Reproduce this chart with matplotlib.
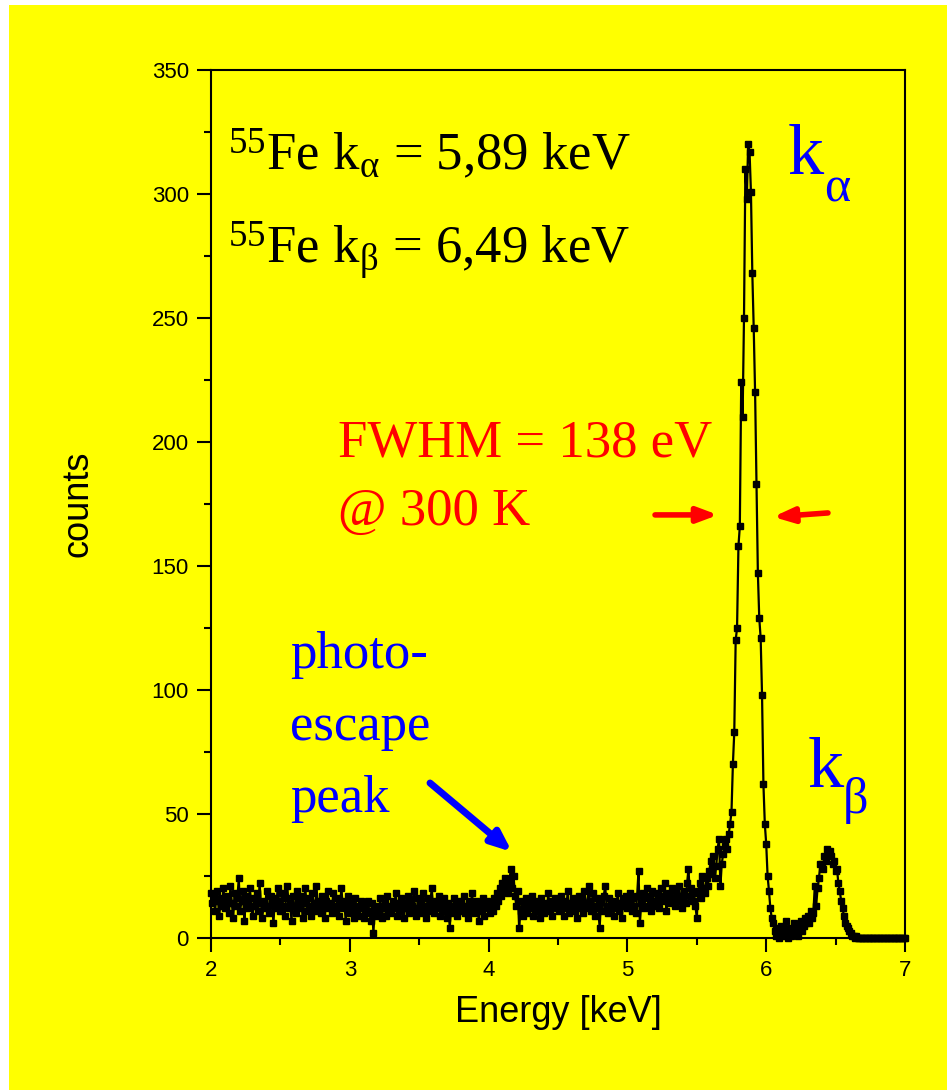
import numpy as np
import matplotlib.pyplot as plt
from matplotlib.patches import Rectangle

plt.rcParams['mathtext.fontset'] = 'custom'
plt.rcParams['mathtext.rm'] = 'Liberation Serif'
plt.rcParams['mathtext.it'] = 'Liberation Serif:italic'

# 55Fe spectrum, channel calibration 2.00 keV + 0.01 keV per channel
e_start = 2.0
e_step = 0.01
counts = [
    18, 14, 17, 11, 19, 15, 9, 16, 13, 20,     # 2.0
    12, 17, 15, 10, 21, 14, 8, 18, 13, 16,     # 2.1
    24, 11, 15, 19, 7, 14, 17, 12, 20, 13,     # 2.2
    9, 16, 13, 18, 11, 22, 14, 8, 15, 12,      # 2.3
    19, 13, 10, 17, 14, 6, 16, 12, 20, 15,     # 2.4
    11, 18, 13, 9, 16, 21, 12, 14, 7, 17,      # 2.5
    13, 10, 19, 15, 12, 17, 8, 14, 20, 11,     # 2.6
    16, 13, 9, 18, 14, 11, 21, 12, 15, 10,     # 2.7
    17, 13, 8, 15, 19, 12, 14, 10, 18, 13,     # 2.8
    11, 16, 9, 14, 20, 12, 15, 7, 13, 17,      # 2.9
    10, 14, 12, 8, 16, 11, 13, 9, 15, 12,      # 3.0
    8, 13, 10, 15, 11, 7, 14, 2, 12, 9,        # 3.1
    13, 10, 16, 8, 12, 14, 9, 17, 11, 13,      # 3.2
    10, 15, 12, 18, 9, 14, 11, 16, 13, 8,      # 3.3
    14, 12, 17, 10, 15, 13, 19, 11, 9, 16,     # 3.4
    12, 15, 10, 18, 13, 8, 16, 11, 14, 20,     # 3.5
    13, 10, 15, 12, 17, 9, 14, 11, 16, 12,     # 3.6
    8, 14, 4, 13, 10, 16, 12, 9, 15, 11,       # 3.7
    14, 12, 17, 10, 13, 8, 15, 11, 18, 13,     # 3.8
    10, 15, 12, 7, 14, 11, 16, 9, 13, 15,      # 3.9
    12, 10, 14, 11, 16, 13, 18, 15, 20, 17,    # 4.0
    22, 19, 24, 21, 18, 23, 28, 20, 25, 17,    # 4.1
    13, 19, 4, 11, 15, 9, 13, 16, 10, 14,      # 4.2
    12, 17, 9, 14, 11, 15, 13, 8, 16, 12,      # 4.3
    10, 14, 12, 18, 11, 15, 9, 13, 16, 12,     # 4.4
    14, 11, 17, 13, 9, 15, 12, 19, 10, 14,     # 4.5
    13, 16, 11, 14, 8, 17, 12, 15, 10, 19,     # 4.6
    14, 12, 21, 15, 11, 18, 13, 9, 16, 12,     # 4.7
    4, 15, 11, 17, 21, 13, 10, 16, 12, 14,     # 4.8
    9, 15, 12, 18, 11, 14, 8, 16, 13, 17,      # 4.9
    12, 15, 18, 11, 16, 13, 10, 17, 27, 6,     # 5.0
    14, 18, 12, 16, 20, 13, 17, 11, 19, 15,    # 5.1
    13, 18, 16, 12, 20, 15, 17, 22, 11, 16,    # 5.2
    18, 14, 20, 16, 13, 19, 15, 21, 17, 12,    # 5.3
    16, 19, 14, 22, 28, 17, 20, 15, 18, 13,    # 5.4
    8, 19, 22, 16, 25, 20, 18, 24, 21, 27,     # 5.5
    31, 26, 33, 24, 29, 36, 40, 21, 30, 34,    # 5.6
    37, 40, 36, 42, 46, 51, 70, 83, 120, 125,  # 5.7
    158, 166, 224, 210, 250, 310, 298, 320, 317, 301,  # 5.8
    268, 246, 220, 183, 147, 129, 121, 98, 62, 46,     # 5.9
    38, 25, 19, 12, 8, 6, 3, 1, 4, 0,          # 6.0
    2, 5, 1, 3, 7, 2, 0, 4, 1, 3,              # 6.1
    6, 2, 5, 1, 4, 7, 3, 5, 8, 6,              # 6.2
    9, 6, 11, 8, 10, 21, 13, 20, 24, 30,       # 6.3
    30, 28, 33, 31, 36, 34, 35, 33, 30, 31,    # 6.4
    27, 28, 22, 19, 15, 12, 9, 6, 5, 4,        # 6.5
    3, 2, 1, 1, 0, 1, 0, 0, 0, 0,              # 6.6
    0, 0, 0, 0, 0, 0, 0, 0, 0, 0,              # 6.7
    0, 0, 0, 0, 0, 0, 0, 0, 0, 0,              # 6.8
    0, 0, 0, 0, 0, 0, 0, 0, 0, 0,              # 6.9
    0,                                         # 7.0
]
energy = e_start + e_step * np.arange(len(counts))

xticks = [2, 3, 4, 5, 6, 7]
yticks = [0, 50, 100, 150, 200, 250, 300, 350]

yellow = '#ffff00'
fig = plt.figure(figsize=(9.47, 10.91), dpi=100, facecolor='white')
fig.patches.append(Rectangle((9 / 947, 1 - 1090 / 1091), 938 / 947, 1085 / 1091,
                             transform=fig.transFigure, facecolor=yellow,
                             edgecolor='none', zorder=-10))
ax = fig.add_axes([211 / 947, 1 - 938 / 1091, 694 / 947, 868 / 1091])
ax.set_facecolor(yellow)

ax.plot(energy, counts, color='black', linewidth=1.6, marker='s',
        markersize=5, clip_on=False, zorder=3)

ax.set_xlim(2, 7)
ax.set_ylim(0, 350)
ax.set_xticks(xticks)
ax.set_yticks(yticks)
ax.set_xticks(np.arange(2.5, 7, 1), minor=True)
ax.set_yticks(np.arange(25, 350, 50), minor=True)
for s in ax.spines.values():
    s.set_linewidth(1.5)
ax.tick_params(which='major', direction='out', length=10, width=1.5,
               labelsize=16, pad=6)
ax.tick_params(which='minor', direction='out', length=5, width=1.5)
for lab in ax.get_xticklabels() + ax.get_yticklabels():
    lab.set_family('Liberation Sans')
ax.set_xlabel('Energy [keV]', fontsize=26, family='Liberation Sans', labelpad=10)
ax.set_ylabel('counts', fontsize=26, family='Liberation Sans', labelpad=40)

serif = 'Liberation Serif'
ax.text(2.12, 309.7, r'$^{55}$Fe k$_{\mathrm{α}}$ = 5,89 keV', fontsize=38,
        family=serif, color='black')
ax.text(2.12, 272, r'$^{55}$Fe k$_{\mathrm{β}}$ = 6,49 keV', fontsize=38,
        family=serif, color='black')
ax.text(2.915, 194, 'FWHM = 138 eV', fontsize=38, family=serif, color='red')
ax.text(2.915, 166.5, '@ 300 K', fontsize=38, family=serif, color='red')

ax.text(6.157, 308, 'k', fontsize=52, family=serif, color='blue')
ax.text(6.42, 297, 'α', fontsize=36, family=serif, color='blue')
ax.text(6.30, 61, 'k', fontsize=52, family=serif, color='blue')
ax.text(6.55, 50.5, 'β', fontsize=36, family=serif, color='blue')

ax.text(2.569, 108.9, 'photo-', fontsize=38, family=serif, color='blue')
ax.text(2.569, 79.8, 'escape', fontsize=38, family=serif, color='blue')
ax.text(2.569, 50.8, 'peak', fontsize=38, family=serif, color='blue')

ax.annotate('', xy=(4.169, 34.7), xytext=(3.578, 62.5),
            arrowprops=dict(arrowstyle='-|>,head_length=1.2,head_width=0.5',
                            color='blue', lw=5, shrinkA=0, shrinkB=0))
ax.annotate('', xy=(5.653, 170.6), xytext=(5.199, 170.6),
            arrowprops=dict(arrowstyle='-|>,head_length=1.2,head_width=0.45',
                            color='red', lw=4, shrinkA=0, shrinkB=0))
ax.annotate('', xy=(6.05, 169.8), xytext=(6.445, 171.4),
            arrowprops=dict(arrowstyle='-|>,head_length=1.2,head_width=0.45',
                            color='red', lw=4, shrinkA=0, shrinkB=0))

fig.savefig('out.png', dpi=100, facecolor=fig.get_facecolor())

WHAT YOU ARE ASKED TO DO: Among the lines of the data, identify those with the word "matplotlib". Copy each of them.

EXPECTED ANSWER:
Reproduce this chart with matplotlib.
import matplotlib.pyplot as plt
from matplotlib.patches import Rectangle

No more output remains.